October 21, 2009|By Frederick N. Rasmussen | Frederick N. Rasmussen,fred.rasmussen@baltsun.com
Marjorie L. "Margie" Nagle, whose family's renowned handmade ice cream kept devotees coming to their Carroll County general store for more than 80 years, died Sunday of congestive heart failure at her Snydersburg home.
She was 92.
Marjorie Lavinia Simmons was born on her parents' Snydersburg Road farm, and was 8 years old when she moved into a house and general store her parents built across from the farm and opened as Simmons General Store.
Mrs. Nagle, a graduate of Carroll County public schools, began working in the general store with her parents when she was a child.
In 1934, after her marriage to Philip L. Nagle Jr., a painter and wallpaper contractor, the couple moved into the house that is connected to the store. He died in 1999.
"They spent their entire married life living right next to the store," said her daughter, Jean E. Neudecker, who now owns and operates the store with her husband, Carroll, who has presided over the ice cream making since 1997, when Mrs. Nagle retired.
"When she became bedridden, a door that connected the house to the store was kept open and customers would call, 'Hey Marjorie, how are you doing?' " her daughter said.
For years, the store sold meats, canned food, dry goods and Esso gasoline that was dispensed from a single gas pump out front.
"It was a real old-fashioned general store," Mrs. Neudecker said. "All they did was work in the store from 7 a.m. to 10 p.m., seven days a week. It was their life."
However, what really kept the customers coming back since Calvin Coolidge occupied the White House was the store's famous vanilla ice cream that initially was made in a hand-cranked freezer from a secret recipe - now only known to the Neudeckers - that had been developed by Mrs. Nagle's parents, Joe and Estie Simmons, in the early 1920s.
"It was my grandmother who came up with the recipe," Mrs. Neudecker said.
After opening the store and deciding to make ice cream commercially, Mrs. Nagle's parents used milk and cream they purchased from nearby farms.
"But then the health department stepped in because it wasn't pasteurized; so from then on we had to buy it from a dairy," Mrs. Nagle told The Baltimore Sun in a 1992 interview.
When the ice cream was churned in hand-cranked freezers, Mrs. Nagle described the effort as "hard work."
They later added chocolate ice cream to their repertoire and in the warm months offered a fruit flavor made from locally grown produce.
Mrs. Neudecker said her mother and father carried on the tradition of making good ice cream that had been established by the elder Simmons.
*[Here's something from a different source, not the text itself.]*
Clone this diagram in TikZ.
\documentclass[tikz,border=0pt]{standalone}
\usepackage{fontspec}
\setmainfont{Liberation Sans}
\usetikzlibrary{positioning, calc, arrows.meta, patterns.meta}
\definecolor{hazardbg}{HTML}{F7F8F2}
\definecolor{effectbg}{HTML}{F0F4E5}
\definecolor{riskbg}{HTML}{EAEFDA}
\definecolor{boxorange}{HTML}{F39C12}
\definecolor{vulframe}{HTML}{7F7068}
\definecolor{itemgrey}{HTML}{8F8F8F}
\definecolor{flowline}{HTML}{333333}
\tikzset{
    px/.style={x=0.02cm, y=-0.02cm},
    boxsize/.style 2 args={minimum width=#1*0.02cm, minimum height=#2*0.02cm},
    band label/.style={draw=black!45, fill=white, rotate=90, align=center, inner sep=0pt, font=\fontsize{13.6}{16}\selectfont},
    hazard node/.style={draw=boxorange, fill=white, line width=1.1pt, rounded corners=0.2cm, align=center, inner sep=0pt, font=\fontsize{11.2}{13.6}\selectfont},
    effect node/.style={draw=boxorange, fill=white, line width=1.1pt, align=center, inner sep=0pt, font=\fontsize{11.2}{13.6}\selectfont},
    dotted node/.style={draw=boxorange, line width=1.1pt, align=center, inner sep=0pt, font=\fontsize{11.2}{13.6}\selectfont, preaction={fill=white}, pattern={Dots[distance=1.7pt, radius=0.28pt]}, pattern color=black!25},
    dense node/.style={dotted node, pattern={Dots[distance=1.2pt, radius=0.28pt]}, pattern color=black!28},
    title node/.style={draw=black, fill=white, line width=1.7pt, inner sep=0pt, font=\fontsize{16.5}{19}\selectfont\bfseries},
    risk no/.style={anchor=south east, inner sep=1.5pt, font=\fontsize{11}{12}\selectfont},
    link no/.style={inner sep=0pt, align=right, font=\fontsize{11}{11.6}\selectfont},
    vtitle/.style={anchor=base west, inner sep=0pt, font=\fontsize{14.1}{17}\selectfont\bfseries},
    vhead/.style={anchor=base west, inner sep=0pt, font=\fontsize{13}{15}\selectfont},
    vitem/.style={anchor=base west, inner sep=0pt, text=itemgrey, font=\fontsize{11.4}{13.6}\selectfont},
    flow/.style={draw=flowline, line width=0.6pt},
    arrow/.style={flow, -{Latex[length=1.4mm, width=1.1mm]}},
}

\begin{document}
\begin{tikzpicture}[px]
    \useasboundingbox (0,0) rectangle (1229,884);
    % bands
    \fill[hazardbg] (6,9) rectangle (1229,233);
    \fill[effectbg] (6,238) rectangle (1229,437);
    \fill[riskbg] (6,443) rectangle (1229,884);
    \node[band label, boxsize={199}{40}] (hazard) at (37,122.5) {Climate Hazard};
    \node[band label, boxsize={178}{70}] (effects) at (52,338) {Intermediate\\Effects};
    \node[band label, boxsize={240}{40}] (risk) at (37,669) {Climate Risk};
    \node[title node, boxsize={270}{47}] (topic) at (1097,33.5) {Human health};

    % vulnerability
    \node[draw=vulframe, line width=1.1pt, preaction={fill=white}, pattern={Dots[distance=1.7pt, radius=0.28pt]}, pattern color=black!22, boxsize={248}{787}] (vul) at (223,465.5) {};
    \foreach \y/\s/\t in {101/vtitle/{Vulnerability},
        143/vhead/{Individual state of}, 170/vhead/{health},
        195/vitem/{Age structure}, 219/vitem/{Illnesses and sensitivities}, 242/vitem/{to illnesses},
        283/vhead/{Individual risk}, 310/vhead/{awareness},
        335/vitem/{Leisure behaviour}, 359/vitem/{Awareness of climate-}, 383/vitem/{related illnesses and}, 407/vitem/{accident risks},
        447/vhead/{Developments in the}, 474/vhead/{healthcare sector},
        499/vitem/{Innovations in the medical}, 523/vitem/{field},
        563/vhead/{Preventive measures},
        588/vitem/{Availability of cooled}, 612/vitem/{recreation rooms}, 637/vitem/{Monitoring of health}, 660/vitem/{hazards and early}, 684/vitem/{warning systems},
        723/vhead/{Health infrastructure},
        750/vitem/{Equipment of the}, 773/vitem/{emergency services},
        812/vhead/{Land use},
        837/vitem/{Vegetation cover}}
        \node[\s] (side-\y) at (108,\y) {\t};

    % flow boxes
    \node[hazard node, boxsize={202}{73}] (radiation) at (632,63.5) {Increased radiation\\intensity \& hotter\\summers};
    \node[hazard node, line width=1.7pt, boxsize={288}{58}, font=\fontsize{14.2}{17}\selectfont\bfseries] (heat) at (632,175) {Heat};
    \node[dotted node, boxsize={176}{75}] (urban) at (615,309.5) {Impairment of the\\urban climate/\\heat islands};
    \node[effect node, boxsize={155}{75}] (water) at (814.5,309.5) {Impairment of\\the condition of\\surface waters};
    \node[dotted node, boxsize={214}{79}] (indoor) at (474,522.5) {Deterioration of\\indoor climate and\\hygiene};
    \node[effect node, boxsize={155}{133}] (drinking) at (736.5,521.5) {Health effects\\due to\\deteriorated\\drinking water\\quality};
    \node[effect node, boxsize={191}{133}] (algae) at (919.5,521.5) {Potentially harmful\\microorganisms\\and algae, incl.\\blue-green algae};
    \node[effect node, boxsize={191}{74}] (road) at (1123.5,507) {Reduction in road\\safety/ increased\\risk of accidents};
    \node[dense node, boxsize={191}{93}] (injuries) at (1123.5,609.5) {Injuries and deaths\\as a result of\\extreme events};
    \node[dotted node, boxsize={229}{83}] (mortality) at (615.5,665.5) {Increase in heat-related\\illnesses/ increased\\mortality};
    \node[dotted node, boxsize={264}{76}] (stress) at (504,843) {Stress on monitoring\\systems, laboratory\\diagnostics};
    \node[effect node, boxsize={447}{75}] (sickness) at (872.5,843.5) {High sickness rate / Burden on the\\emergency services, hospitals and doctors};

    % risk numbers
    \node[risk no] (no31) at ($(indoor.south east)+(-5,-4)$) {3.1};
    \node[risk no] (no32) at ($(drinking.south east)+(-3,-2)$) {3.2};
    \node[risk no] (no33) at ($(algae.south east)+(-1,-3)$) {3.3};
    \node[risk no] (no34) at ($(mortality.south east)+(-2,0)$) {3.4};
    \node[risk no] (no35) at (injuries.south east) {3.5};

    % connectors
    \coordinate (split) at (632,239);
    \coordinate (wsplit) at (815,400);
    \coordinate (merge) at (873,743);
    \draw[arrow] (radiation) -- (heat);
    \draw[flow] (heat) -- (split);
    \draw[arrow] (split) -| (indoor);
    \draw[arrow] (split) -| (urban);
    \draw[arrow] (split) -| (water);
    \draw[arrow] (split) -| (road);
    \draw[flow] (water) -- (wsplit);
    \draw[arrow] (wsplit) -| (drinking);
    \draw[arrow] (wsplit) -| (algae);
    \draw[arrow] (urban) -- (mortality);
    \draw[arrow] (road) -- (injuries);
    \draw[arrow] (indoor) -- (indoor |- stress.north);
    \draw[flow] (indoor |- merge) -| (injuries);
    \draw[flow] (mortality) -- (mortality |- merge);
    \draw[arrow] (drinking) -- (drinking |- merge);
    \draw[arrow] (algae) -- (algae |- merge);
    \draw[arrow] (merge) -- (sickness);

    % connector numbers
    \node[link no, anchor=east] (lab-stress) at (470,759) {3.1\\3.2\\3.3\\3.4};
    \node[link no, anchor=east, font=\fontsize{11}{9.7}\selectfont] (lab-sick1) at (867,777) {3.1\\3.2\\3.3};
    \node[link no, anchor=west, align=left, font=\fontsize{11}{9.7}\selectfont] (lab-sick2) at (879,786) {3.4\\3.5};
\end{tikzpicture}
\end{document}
"My mother always said the reason the ice cream was always good was because they 'put a lot of love into it.' She also said, 'If you don't make it right, you can't sell it. And never sell anything you wouldn't eat yourself.' "
Another tradition that continues at the store that dates to its founding is that all ice cream that is sold is wrapped in newspaper to maintain its temperature.
"My grandparents started that because that's all they had," Mrs. Neudecker said.
Raymond E. Smith, a retired mail carrier, and his wife, Dorothy B. Smith, a retired bank secretary, are old friends of Mrs. Nagle's.
Every Sunday morning the Hampstead couple would drive over to the store and donate their accumulated newspapers from the previous week to be used to wrap the gallons of ice cream the store sold each week.
"They do a tremendous business in the summertime, and their ice cream is always so creamy and delicious," Mrs. Smith recalled. "My favorite is peach and my husband loves the chocolate."
The Rev. Melvina V. Stricklin, pastor of St. Paul's Lutheran Church in Upperco, is another devoted customer who has been enjoying Simmons ice cream for years.
"I live within a mile and a half from the store. Also, Jean Neudecker managed our woman's softball team and we played on the ball field right behind the store," Ms. Stricklin said.
"Marjorie was always our biggest cheerleader and after a game, we'd eat cream," she said.
Mrs. Nagle was a member of St. Mark's Lutheran Church, 1616 Cape Horn Road, Hampstead, where services will be held at 11 a.m. Thursday.
In addition to her daughter, Mrs. Nagle is survived by a grandson; and six great-grandchildren.